Spooky Myths of Entrepreneurship
It’s spooky season and that means one thing — there are a lot of scares and frights! But, there is one thing you shouldn’t be afraid of: entrepreneurship.
There are a lot of common misconceptions about what entrepreneurship is and what someone has to do to be an entrepreneur. This year we are putting those ideas to rest.
Myth #1: Entrepreneurship ideas have to involve something revolutionary that no one has seen before.
Sure, revolutionary ideas exist and there is no doubt they are great. But, it is really hard to come up with a brand-new idea that no one has ever done before. A good idea can simply just be “different” and still be successful. Differentiation can come in a variety of forms: price, service, quality, audience, location and more.
Learn more about creating an evolutionary idea in these articles from ReadWrite and FoxBusiness.
Myth #2: You have to be rich to start your own business.
It would be nice to have magical powers that give us the ability to make money appear when we need it.
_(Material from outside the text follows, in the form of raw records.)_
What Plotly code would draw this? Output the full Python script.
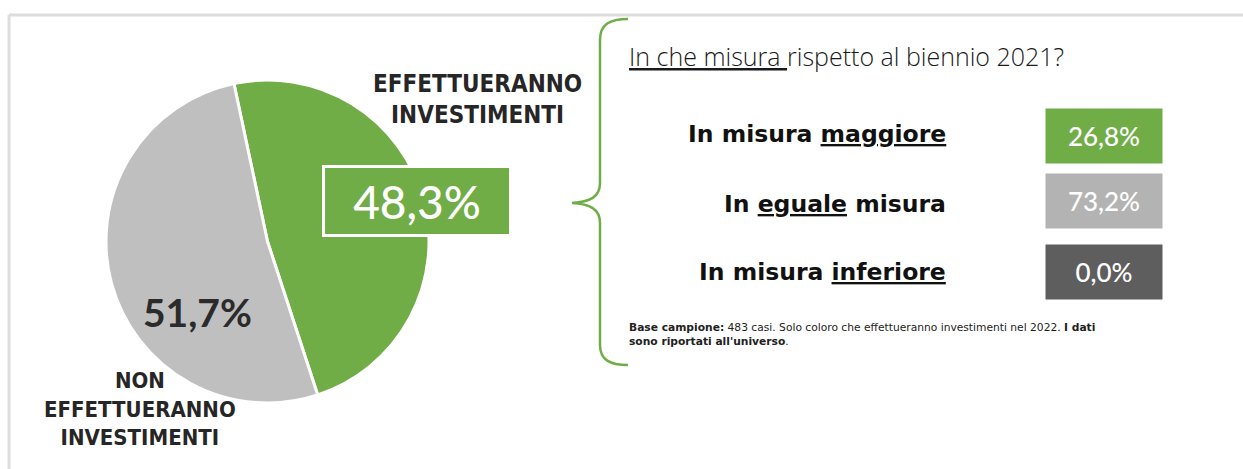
import plotly.graph_objects as go

W, H = 1243, 469

# ---- data ----
pie_labels = ["EFFETTUERANNO INVESTIMENTI", "NON EFFETTUERANNO INVESTIMENTI"]
pie_values = [48.3, 51.7]
pie_colors = ["#70AD47", "#BFBFBF"]

sub_categories = ["In misura <u>maggiore</u>", "In <u>eguale</u> misura", "In misura <u>inferiore</u>"]
sub_values = [26.8, 73.2, 0.0]
sub_colors = ["#70AD47", "#B3B3B3", "#5E5E5E"]

title_text = "<u>In che misura </u>rispetto al biennio 2021?"
note_text = ("<b>Base campione:</b> 483 casi. Solo coloro che effettueranno investimenti nel 2022. <b>I dati</b><br>"
             "<b>sono riportati all'universo</b>.")


def fmt(v):
    return f"{v:.1f}".replace(".", ",") + "%"


def px(x):
    return x / W


def py(y):
    return 1 - y / H


NARROW = "DejaVu Sans Condensed, Liberation Sans Narrow, Roboto, sans-serif"
GEO = "Lato, Open Sans, sans-serif"
WIDE = "DejaVu Sans, Verdana, sans-serif"
LIGHT = "Open Sans, Lato, sans-serif"

fig = go.Figure()
fig.add_trace(go.Pie(
    labels=pie_labels, values=pie_values, sort=False, direction="clockwise",
    rotation=-12, textinfo="none", hoverinfo="label+percent",
    marker=dict(colors=pie_colors, line=dict(color="white", width=3)),
    domain=dict(x=[px(103), px(432)], y=[py(403), py(80)]),
    showlegend=False,
))

ann = []
# pie labels
ann.append(dict(x=px(477), y=py(99), text="EFFETTUERANNO<br>INVESTIMENTI",
                font=dict(family=NARROW, size=24, color="#262626", weight="bold")))
ann.append(dict(x=px(140), y=py(409), text="NON<br>EFFETTUERANNO<br>INVESTIMENTI",
                font=dict(family=NARROW, size=22, color="#262626", weight="bold")))
ann.append(dict(x=px(417), y=py(201), text=fmt(pie_values[0]),
                font=dict(family=GEO, size=46, color="white", weight=500),
                bgcolor=pie_colors[0], bordercolor="white", borderwidth=3,
                width=184, height=66, borderpad=0))
ann.append(dict(x=px(197), y=py(312), text=fmt(pie_values[1]),
                font=dict(family=GEO, size=39, color="#2b2b2b", weight="bold")))

# right panel title
ann.append(dict(x=px(627), y=py(56), text=title_text, xanchor="left",
                font=dict(family=LIGHT, size=25, color="#1a1a1a", weight=300)))

rows_y = [134, 204, 272]
box_y = [136, 201, 272]
for cat, val, col, yy, by in zip(sub_categories, sub_values, sub_colors, rows_y, box_y):
    ann.append(dict(x=px(948), y=py(yy), text=cat, xanchor="right",
                    font=dict(family=WIDE, size=23.5, color="#111111", weight="bold")))
    ann.append(dict(x=px(1104), y=py(by), text=fmt(val),
                    font=dict(family=GEO, size=26, color="white", weight=500),
                    bgcolor=col, width=116, height=54, borderpad=0))

ann.append(dict(x=px(627), y=py(334), text=note_text, xanchor="left", align="left",
                font=dict(family=WIDE, size=10.7, color="#222222")))

for a in ann:
    a.setdefault("xref", "paper")
    a.setdefault("yref", "paper")
    a.setdefault("xanchor", "center")
    a.setdefault("yanchor", "middle")
    a.setdefault("showarrow", False)


def brace_path():
    pts = [
        ("M", [(628, 19)]),
        ("C", [(610, 19), (600, 24), (600, 40)]),
        ("L", [(600, 183)]),
        ("C", [(600, 197), (590, 202), (572, 203)]),
        ("C", [(590, 204), (600, 209), (600, 223)]),
        ("L", [(600, 345)]),
        ("C", [(600, 360), (610, 365), (628, 365)]),
    ]
    s = ""
    for cmd, ps in pts:
        s += cmd + " " + " ".join(f"{px(x):.5f},{py(y):.5f}" for x, y in ps) + " "
    return s.strip()


shapes = [
    dict(type="line", xref="paper", yref="paper", x0=px(9), x1=1, y0=py(15), y1=py(15),
         line=dict(color="#DDDDDD", width=3)),
    dict(type="line", xref="paper", yref="paper", x0=px(9), x1=px(9), y0=py(15), y1=0,
         line=dict(color="#DDDDDD", width=3)),
    dict(type="path", xref="paper", yref="paper", path=brace_path(),
         line=dict(color="#70AD47", width=2.5)),
]

fig.update_layout(
    width=W, height=H, margin=dict(l=0, r=0, t=0, b=0),
    paper_bgcolor="white", plot_bgcolor="white",
    annotations=ann, shapes=shapes,
)

fig.write_html("out.html", config={"displayModeBar": False},
               post_script="document.body.style.margin='0';document.body.style.overflow='hidden';")
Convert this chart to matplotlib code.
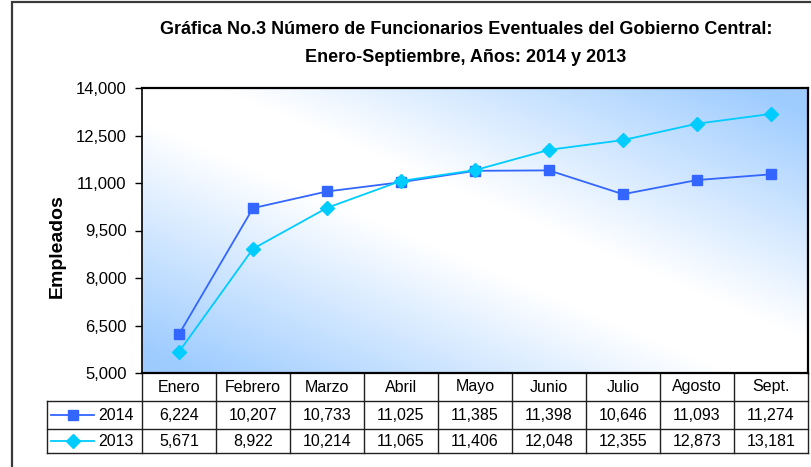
import matplotlib
matplotlib.use('Agg')
import matplotlib.pyplot as plt
import numpy as np
from matplotlib.lines import Line2D
from matplotlib.patches import Rectangle
import matplotlib.transforms as mtransforms

# datos
meses = ['Enero', 'Febrero', 'Marzo', 'Abril', 'Mayo', 'Junio', 'Julio', 'Agosto', 'Sept.']
serie_2014 = [6224, 10207, 10733, 11025, 11385, 11398, 10646, 11093, 11274]
serie_2013 = [5671, 8922, 10214, 11065, 11406, 12048, 12355, 12873, 13181]
etiquetas = ['2014', '2013']
yticks = [5000, 6500, 8000, 9500, 11000, 12500, 14000]

plt.rcParams['font.family'] = ['Liberation Sans', 'DejaVu Sans']

W, H = 812, 467
fig = plt.figure(figsize=(W / 100, H / 100), dpi=100)

def fx(px):
    return px / W

def fy(py):
    return 1 - py / H

# marco exterior
fig.patches.append(Rectangle((fx(12), fy(470)), fx(806), fy(2) - fy(470),
                             transform=fig.transFigure, fill=False,
                             edgecolor='#3a3a3a', linewidth=1.6))

# area del grafico
left, right, top, bottom = 142, 808, 88, 373
ax = fig.add_axes([fx(left), fy(bottom), fx(right - left), fy(top) - fy(bottom)])

# fondo degradado
n = 300
u, v = np.meshgrid(np.linspace(0, 1, n), np.linspace(0, 1, n))
d = np.abs(u + v - 1)
f = np.clip((d - 0.12) / 0.8, 0, 1)
azul = np.array([158, 204, 255]) / 255.0
img = (1 - f[..., None]) * np.ones(3) + f[..., None] * azul
ax.imshow(img, extent=[0, 1, 0, 1], origin='lower', transform=ax.transAxes,
          aspect='auto', zorder=0, interpolation='bilinear')

x = np.arange(len(meses))
ax.plot(x, serie_2014, color='#3366FF', marker='s', markersize=7.5, linewidth=1.3,
        markeredgecolor='#3366FF', zorder=3)
ax.plot(x, serie_2013, color='#00CCFF', marker='D', markersize=7, linewidth=1.3,
        markeredgecolor='#00CCFF', zorder=4)

ax.set_xlim(-0.5, len(meses) - 0.5)
ax.set_ylim(5000, 14000)
ax.set_yticks(yticks)
ax.set_yticklabels([f'{t:,}' for t in yticks], fontsize=12)
ax.set_xticks([])
ax.tick_params(axis='y', direction='out', length=5, width=1, pad=6, colors='black')
for s in ax.spines.values():
    s.set_color('black')
    s.set_linewidth(1.6)
ax.spines['left'].set_linewidth(1.2)

# etiqueta del eje y
fig.text(fx(57), fy(246), 'Empleados', rotation=90, ha='center', va='center',
         fontsize=14, fontweight='bold')

# titulo
fig.text(fx(466), fy(30), 'Gráfica No.3 Número de Funcionarios Eventuales del Gobierno Central:',
         ha='center', va='center', fontsize=13, fontweight='bold')
fig.text(fx(466), fy(57), 'Enero-Septiembre, Años: 2014 y 2013',
         ha='center', va='center', fontsize=13, fontweight='bold')

# tabla de datos
trans = mtransforms.blended_transform_factory(ax.transData, ax.transAxes)
hgt = bottom - top
y_rows = [0, -28 / hgt, -56 / hgt, -80 / hgt]
x_leg = (47 - left) / (right - left)
lc = '#202020'

for i in range(len(meses) + 1):
    ax.add_line(Line2D([i - 0.5, i - 0.5], [0, y_rows[3]], transform=trans,
                       color=lc, linewidth=1, clip_on=False))
for yy in y_rows[1:]:
    ax.add_line(Line2D([x_leg, 1], [yy, yy], transform=ax.transAxes,
                       color=lc, linewidth=1, clip_on=False))
ax.add_line(Line2D([x_leg, x_leg], [y_rows[1], y_rows[3]], transform=ax.transAxes,
                   color=lc, linewidth=1, clip_on=False))

for i, m in enumerate(meses):
    ax.text(i, (y_rows[0] + y_rows[1]) / 2, m, transform=trans, ha='center',
            va='center', fontsize=11.5, clip_on=False)
    ax.text(i, (y_rows[1] + y_rows[2]) / 2, f'{serie_2014[i]:,}', transform=trans,
            ha='center', va='center', fontsize=11.5, clip_on=False)
    ax.text(i, (y_rows[2] + y_rows[3]) / 2, f'{serie_2013[i]:,}', transform=trans,
            ha='center', va='center', fontsize=11.5, clip_on=False)

# leyenda dentro de la tabla
estilos = [('#3366FF', 's', 7.5), ('#00CCFF', 'D', 7)]
for k, (col, mk, ms) in enumerate(estilos):
    yc = (y_rows[k + 1] + y_rows[k + 2]) / 2
    x0 = (51 - left) / (right - left)
    x1 = (94 - left) / (right - left)
    ax.add_line(Line2D([x0, x1], [yc, yc], transform=ax.transAxes, color=col,
                       linewidth=1.3, clip_on=False))
    ax.add_line(Line2D([(x0 + x1) / 2], [yc], transform=ax.transAxes, color=col,
                       marker=mk, markersize=ms, markeredgecolor=col, clip_on=False))
    ax.text((98 - left) / (right - left), yc, etiquetas[k], transform=ax.transAxes,
            ha='left', va='center', fontsize=11.5, clip_on=False)

fig.savefig('out.png', dpi=100)
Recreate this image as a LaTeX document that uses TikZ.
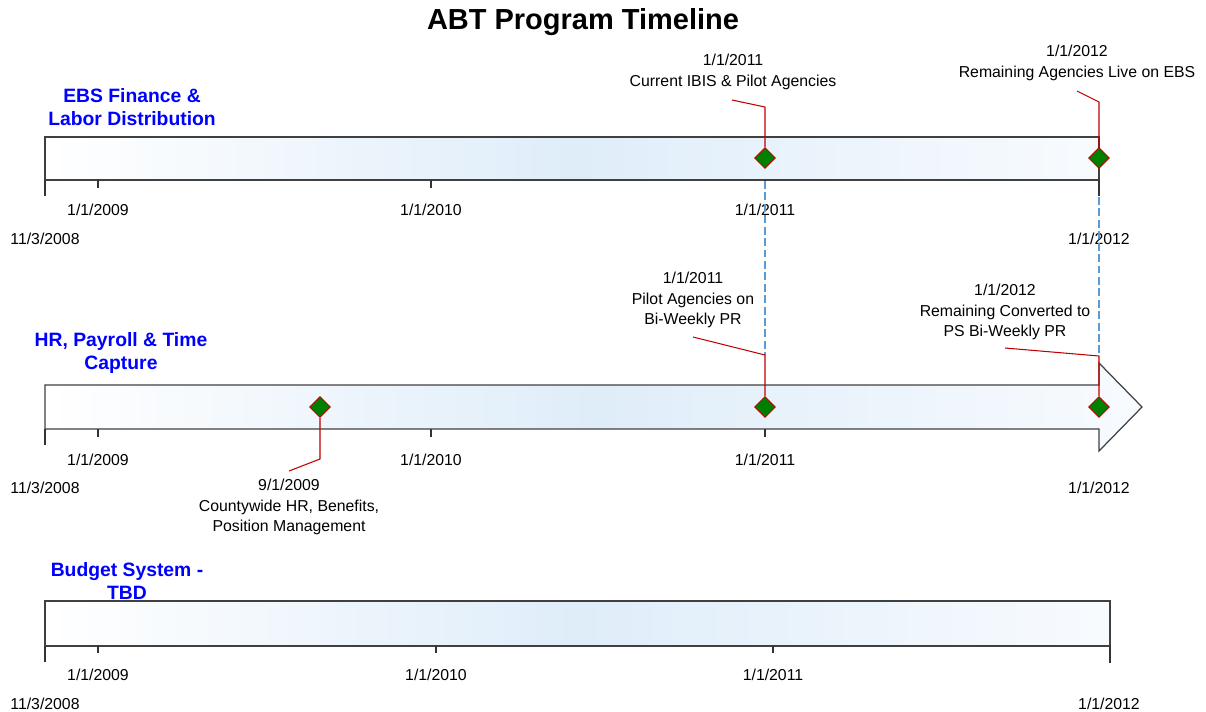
\documentclass[tikz,border=0pt]{standalone}
\usepackage{fontspec}
\setmainfont{Liberation Sans}
\usetikzlibrary{shapes.geometric}
\definecolor{barblue}{RGB}{223,237,249}
\definecolor{barend}{RGB}{248,251,254}
\definecolor{leadred}{RGB}{192,0,0}
\definecolor{msgreen}{RGB}{0,128,0}
\definecolor{guideblue}{RGB}{91,155,213}
\begin{document}
\begin{tikzpicture}[x=0.02cm,y=-0.02cm,
        bar/.style={draw=black!75, line width=.7pt, left color=white, right color=barend, middle color=barblue},
        tick/.style={draw=black!80, line width=.6pt},
        datelbl/.style={font=\fontsize{9pt}{11.6pt}\selectfont, inner sep=0pt},
        note/.style={datelbl, align=center},
        track/.style={text=blue, font=\bfseries\fontsize{11pt}{13pt}\selectfont, align=center, inner sep=0pt},
        milestone/.style={diamond, draw=leadred, fill=msgreen, line width=.5pt, inner sep=0pt, minimum width=.42cm, minimum height=.42cm},
        leader/.style={draw=leadred, line width=.6pt},
        guide/.style={draw=guideblue, line width=1.1pt, dash pattern=on 4.5pt off 2pt}]
    \useasboundingbox (0,0) rectangle (1206,711);

    \node[font=\bfseries\fontsize{16.5pt}{20pt}\selectfont] (title) at (583,22) {ABT Program Timeline};

    \node[track] (tracka) at (132,107) {EBS Finance \&\\Labor Distribution};
    \node[track] (trackb) at (121,353) {HR, Payroll \& Time\\Capture};
    \node[track] (trackc) at (127,581) {Budget System -\\TBD};

    \draw[bar] (45,137) rectangle (1099,180);
    \draw[tick] (45,180) -- (45,196);
    \draw[tick] (98,180) -- (98,188);
    \draw[tick] (431,180) -- (431,188);
    \draw[tick] (765,180) -- (765,188);
    \draw[tick] (1099,180) -- (1099,196);
    \node[datelbl] (ra09) at (98,210) {1/1/2009};
    \node[datelbl] (ra10) at (431,210) {1/1/2010};
    \node[datelbl] (ra11) at (765,210) {1/1/2011};
    \node[datelbl] (rastart) at (45,239) {11/3/2008};
    \node[datelbl] (ra12) at (1099,239) {1/1/2012};

    \draw[bar] (45,385)
        -- (1099,385)
        -- (1099,363)
        -- (1142,407)
        -- (1099,451)
        -- (1099,429)
        -- (45,429)
        -- cycle;
    \draw[tick] (45,429) -- (45,445);
    \draw[tick] (98,429) -- (98,437);
    \draw[tick] (431,429) -- (431,437);
    \draw[tick] (765,429) -- (765,437);
    \node[datelbl] (rb09) at (98,460) {1/1/2009};
    \node[datelbl] (rb10) at (431,460) {1/1/2010};
    \node[datelbl] (rb11) at (765,460) {1/1/2011};
    \node[datelbl] (rbstart) at (45,488) {11/3/2008};
    \node[datelbl] (rb12) at (1099,488) {1/1/2012};

    \draw[bar] (45,601) rectangle (1110,646);
    \draw[tick] (45,646) -- (45,662);
    \draw[tick] (98,646) -- (98,653);
    \draw[tick] (436,646) -- (436,653);
    \draw[tick] (773,646) -- (773,653);
    \draw[tick] (1110,646) -- (1110,663);
    \node[datelbl] (rc09) at (98,675) {1/1/2009};
    \node[datelbl] (rc10) at (436,675) {1/1/2010};
    \node[datelbl] (rc11) at (773,675) {1/1/2011};
    \node[datelbl] (rcstart) at (45,704) {11/3/2008};
    \node[datelbl] (rc12) at (1109,704) {1/1/2012};

    \coordinate (ga) at (765,181);
    \coordinate (gb) at (1099,197);
    \coordinate (kinka11) at (765,107);
    \coordinate (kinka12) at (1099,102);
    \coordinate (kinkb09) at (320,459);
    \coordinate (kinkb11) at (765,355);
    \coordinate (kinkb12) at (1099,356);
    \coordinate (enda11) at (732,100);
    \coordinate (enda12) at (1077,91);
    \coordinate (endb09) at (289,471);
    \coordinate (endb11) at (693,337);
    \coordinate (endb12) at (1005,348);

    \draw[guide] (ga) -- (kinkb11);
    \draw[guide] (gb) -- (kinkb12);

    \node[milestone] (da11) at (765,158) {};
    \node[milestone] (da12) at (1099,158) {};
    \node[milestone] (db09) at (320,407) {};
    \node[milestone] (db11) at (765,407) {};
    \node[milestone] (db12) at (1099,407) {};

    \draw[leader] (da11.north)
        -- (kinka11)
        -- (enda11);
    \draw[leader] (da12.north)
        -- (kinka12)
        -- (enda12);
    \draw[leader] (db09.south)
        -- (kinkb09)
        -- (endb09);
    \draw[leader] (db11.north)
        -- (kinkb11)
        -- (endb11);
    \draw[leader] (db12.north)
        -- (kinkb12)
        -- (endb12);

    \node[note] (nota11) at (733,72) {1/1/2011\\Current IBIS \& Pilot Agencies};
    \node[note] (nota12) at (1077,63) {1/1/2012\\Remaining Agencies Live on EBS};
    \node[note] (notb09) at (289,507) {9/1/2009\\Countywide HR, Benefits,\\Position Management};
    \node[note] (notb11) at (693,300) {1/1/2011\\Pilot Agencies on\\Bi-Weekly PR};
    \node[note] (notb12) at (1005,312) {1/1/2012\\Remaining Converted to\\PS Bi-Weekly PR};
\end{tikzpicture}
\end{document}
Not having those powers should not stop someone from wanting to start their own venture.
Daymond John, an investor on the hit TV-show Shark Tank, stresses that “you don’t need money to start a business.” Many entrepreneurs, including John, have started their business with a small amount of money and turned them into successful businesses. Daymond John believes in the idea of “the power of broke” which basically means that sometimes being broke and not having all the resources makes a person get more creative and innovative to get their desired final outcome.
Learn more about Daymond John’s story and beliefs in his book, The Power of Broke.
Myth #3: Entrepreneurs are extreme risk takers.
Yes, there are always risks when it comes to starting and running your own business. The reality is that entrepreneurs take calculated risks.
A risk taker is someone who puts everything on the line at once. If they fail, they fail big. An entrepreneur is a calculated risk taker or risk manager — someone who figures out how to reduce the downside to any outcome. It might seem like a huge risk to someone from the outside but entrepreneurs are very analytical and have already considered the potential upsides and downsides of the decisions.